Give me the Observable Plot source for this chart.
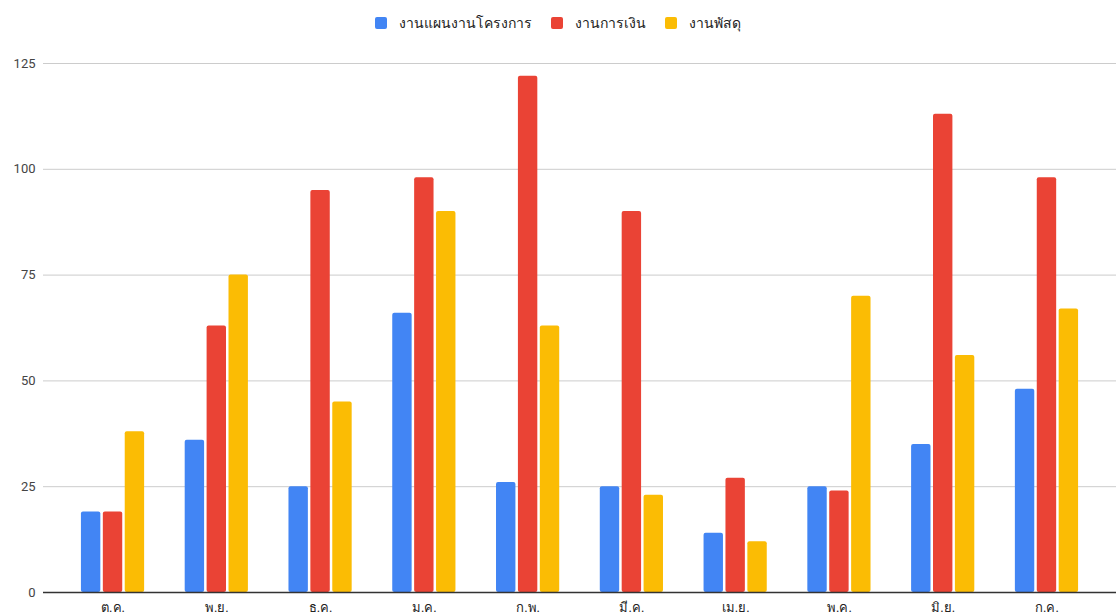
<!DOCTYPE html>
<html>
<head>
<meta charset="utf-8">
<script src="https://cdn.jsdelivr.net/npm/d3@7"></script>
<script src="https://cdn.jsdelivr.net/npm/@observablehq/plot@0.6"></script>
<style>
  body { margin: 0; background: #fff; font-family: Roboto, "Noto Sans", sans-serif; }
  #legend { height: 40px; box-sizing: border-box; padding-top: 6px; display: flex; justify-content: center; gap: 19px; font-size: 14px; color: #222; }
  .item { display: flex; align-items: center; line-height: 16px; }
  .swatch { width: 12px; height: 12px; border-radius: 2px; margin-right: 12px; }
</style>
</head>
<body>
<div id="legend"></div>
<div id="chart"></div>
<script>
const months = ["ต.ค.", "พ.ย.", "ธ.ค.", "ม.ค.", "ก.พ.", "มี.ค.", "เม.ย.", "พ.ค.", "มิ.ย.", "ก.ค."];
const seriesNames = ["งานแผนงานโครงการ", "งานการเงิน", "งานพัสดุ"];
const planValues = [19, 36, 25, 66, 26, 25, 14, 25, 35, 48];
const financeValues = [19, 63, 95, 98, 122, 90, 27, 24, 113, 98];
const supplyValues = [38, 75, 45, 90, 63, 23, 12, 70, 56, 67];
const yTicks = [0, 25, 50, 75, 100, 125];
const colors = ["#4285F4", "#EA4335", "#FBBC04"];

const seriesValues = [planValues, financeValues, supplyValues];

// legend row
const legend = d3.select("#legend");
seriesNames.forEach((name, i) => {
  const item = legend.append("div").attr("class", "item");
  item.append("div").attr("class", "swatch").style("background", colors[i]);
  item.append("span").text(name);
});

// layout of the month bands
const width = 1116, marginLeft = 43, marginRight = 0;
const paddingOuter = 0.17;
const bandWidth = (width - marginLeft - marginRight) / (months.length + 2 * paddingOuter);
const barWidth = 19.4;
const pitch = 21.9;
const inset = (bandWidth - barWidth) / 2;

// one bar mark per series, shifted within each month band
const bars = seriesValues.map((vals, i) => {
  const rows = months.map((m, j) => ({month: m, value: vals[j]}));
  return Plot.barY(rows, {
    x: "month",
    y: "value",
    fill: colors[i],
    dx: (i - 1) * pitch,
    insetLeft: inset,
    insetRight: inset,
    rx: 2
  });
});

const chart = Plot.plot({
  width,
  height: 576,
  marginTop: 23,
  marginBottom: 24,
  marginLeft,
  marginRight,
  style: {fontFamily: "Roboto, 'Noto Sans', sans-serif", fontSize: "13px", color: "#444", background: "#fff"},
  x: {domain: months, paddingInner: 0, paddingOuter, round: false, label: null},
  y: {domain: [0, 125], ticks: yTicks, label: null},
  marks: [
    Plot.gridY(yTicks, {stroke: "#ccc", strokeOpacity: 1}),
    ...bars,
    Plot.ruleY([0], {stroke: "#333", strokeWidth: 1.3}),
    Plot.axisX({tickSize: 0, tickPadding: 10, fill: "#222"}),
    Plot.axisY({ticks: yTicks, tickSize: 0, tickPadding: 8, fill: "#444"})
  ]
});
document.getElementById("chart").appendChild(chart);
</script>
</body>
</html>
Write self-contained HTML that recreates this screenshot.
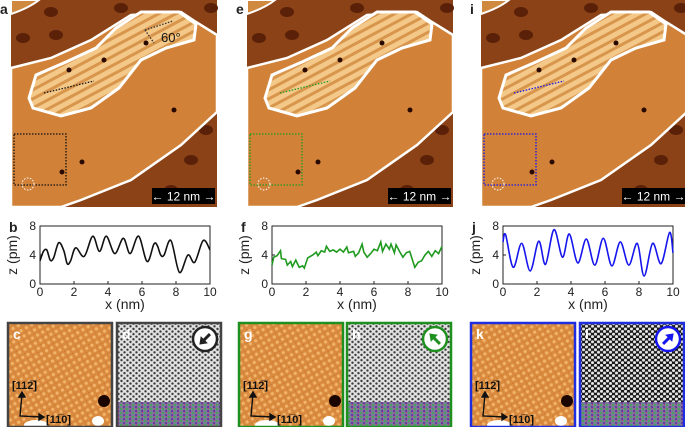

- - -

DESCRIPTION OF THE TASK - Do not copy the pictures, but repeat every line exactly.

REPLY TO THE TASK -
Give me the Observable Plot source for this chart.
<!DOCTYPE html>
<html>
<head>
<meta charset="utf-8">
<script src="https://cdn.jsdelivr.net/npm/d3@7"></script>
<script src="https://cdn.jsdelivr.net/npm/@observablehq/plot@0.6"></script>
<style>
  body { margin: 0; background: #fff; font-family: Roboto, "Noto Sans", sans-serif; }
  #legend { height: 40px; box-sizing: border-box; padding-top: 6px; display: flex; justify-content: center; gap: 19px; font-size: 14px; color: #222; }
  .item { display: flex; align-items: center; line-height: 16px; }
  .swatch { width: 12px; height: 12px; border-radius: 2px; margin-right: 12px; }
</style>
</head>
<body>
<div id="legend"></div>
<div id="chart"></div>
<script>
const months = ["ต.ค.", "พ.ย.", "ธ.ค.", "ม.ค.", "ก.พ.", "มี.ค.", "เม.ย.", "พ.ค.", "มิ.ย.", "ก.ค."];
const seriesNames = ["งานแผนงานโครงการ", "งานการเงิน", "งานพัสดุ"];
const planValues = [19, 36, 25, 66, 26, 25, 14, 25, 35, 48];
const financeValues = [19, 63, 95, 98, 122, 90, 27, 24, 113, 98];
const supplyValues = [38, 75, 45, 90, 63, 23, 12, 70, 56, 67];
const yTicks = [0, 25, 50, 75, 100, 125];
const colors = ["#4285F4", "#EA4335", "#FBBC04"];

const seriesValues = [planValues, financeValues, supplyValues];

// legend row
const legend = d3.select("#legend");
seriesNames.forEach((name, i) => {
  const item = legend.append("div").attr("class", "item");
  item.append("div").attr("class", "swatch").style("background", colors[i]);
  item.append("span").text(name);
});

// layout of the month bands
const width = 1116, marginLeft = 43, marginRight = 0;
const paddingOuter = 0.17;
const bandWidth = (width - marginLeft - marginRight) / (months.length + 2 * paddingOuter);
const barWidth = 19.4;
const pitch = 21.9;
const inset = (bandWidth - barWidth) / 2;

// one bar mark per series, shifted within each month band
const bars = seriesValues.map((vals, i) => {
  const rows = months.map((m, j) => ({month: m, value: vals[j]}));
  return Plot.barY(rows, {
    x: "month",
    y: "value",
    fill: colors[i],
    dx: (i - 1) * pitch,
    insetLeft: inset,
    insetRight: inset,
    rx: 2
  });
});

const chart = Plot.plot({
  width,
  height: 576,
  marginTop: 23,
  marginBottom: 24,
  marginLeft,
  marginRight,
  style: {fontFamily: "Roboto, 'Noto Sans', sans-serif", fontSize: "13px", color: "#444", background: "#fff"},
  x: {domain: months, paddingInner: 0, paddingOuter, round: false, label: null},
  y: {domain: [0, 125], ticks: yTicks, label: null},
  marks: [
    Plot.gridY(yTicks, {stroke: "#ccc", strokeOpacity: 1}),
    ...bars,
    Plot.ruleY([0], {stroke: "#333", strokeWidth: 1.3}),
    Plot.axisX({tickSize: 0, tickPadding: 10, fill: "#222"}),
    Plot.axisY({ticks: yTicks, tickSize: 0, tickPadding: 8, fill: "#444"})
  ]
});
document.getElementById("chart").appendChild(chart);
</script>
</body>
</html>
Write self-contained HTML that recreates this screenshot.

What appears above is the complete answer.